One of IATA’s reports [pdf] attempts to quell concerns that because NDC has higher “look-to-book ratios” than GDS, could require “enhanced computing capacities” and have “unacceptable costs and response times.”

“Since the inception of the NDC standard, the industry has questioned the ability of all the players – airlines, airline IT vendors, aggregators, Meta Search Engines (MSEs) and Online Travel Agents (OTAs) – to handle the high volumes of transaction queries for leisure traffic and the impact this could have on the customer experience.”

IATA argued the consequences of higher look-to-book ratios could be mitigated by “providing relevant and consistent information to the traveller at the right time,” as well as by “filtering out robots and limiting the deployment of result-based caches.”

Sections of the travel agent industry have also opposed NDC because of re-platforming costs and loss of revenue from partnerships with GDS providers. 

The Australian Federation of Travel Agents (AFTA) said in January [pdf] that airlines’ use of NDCs is “forcing travel agents to access proprietary systems to maintain access to the lowest fares.”

In response to Qantas and Emirates’ application for a shared services agreement, AFTA recommended the condition that “they will make all fare types and schedules made possible by the Proposed Conduct available to travel agents through all distribution avenues – not only the New Distribution Capability.”

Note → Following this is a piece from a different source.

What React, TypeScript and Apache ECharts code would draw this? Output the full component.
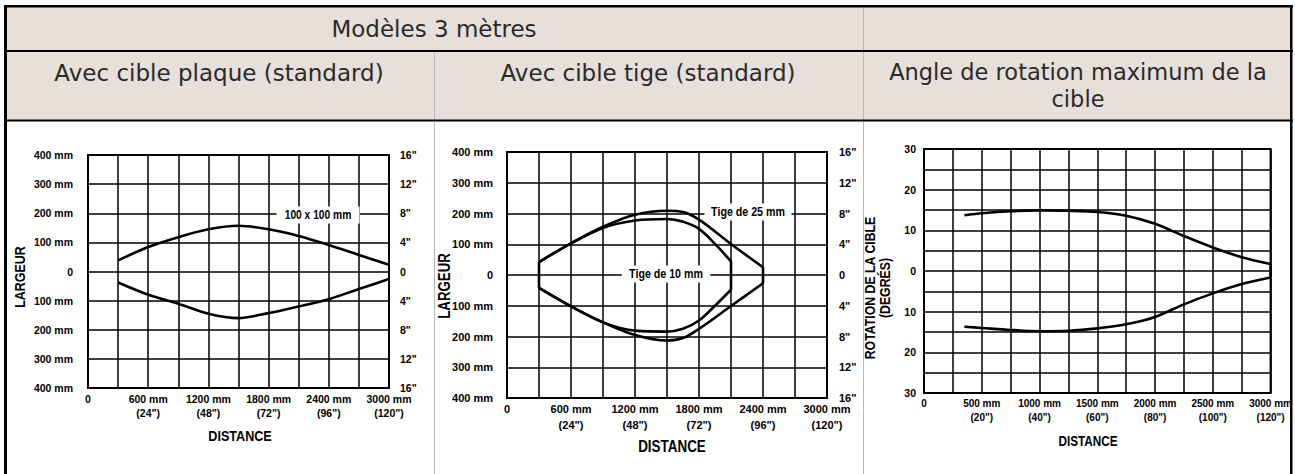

“With the plan to introduce Qantas’ own NDC called the Qantas Distribution Platform (QDP), Qantas started paying GDS operators less for their hosting services,” AFTA said in the submission to the Australian Competition and Consumer Commission.

“This resulted in the removal of the traditional GDS segment rebates these operators would pay to agents to support Australian consumers. 

“At the same time, Qantas introduced a $17.50 channel fee for agents that did not participate in the new model. 

“The channel fee was not applied to tickets issued through Qantas’ direct booking channels or tickets issued using the QDP. 

“However, as QDP did not go live until November 2022, the airline’s dominant market position allowed them to effectively reduce the costs of their commissions for the three-year interim and divert more sales into their direct channel without any consumer benefit.”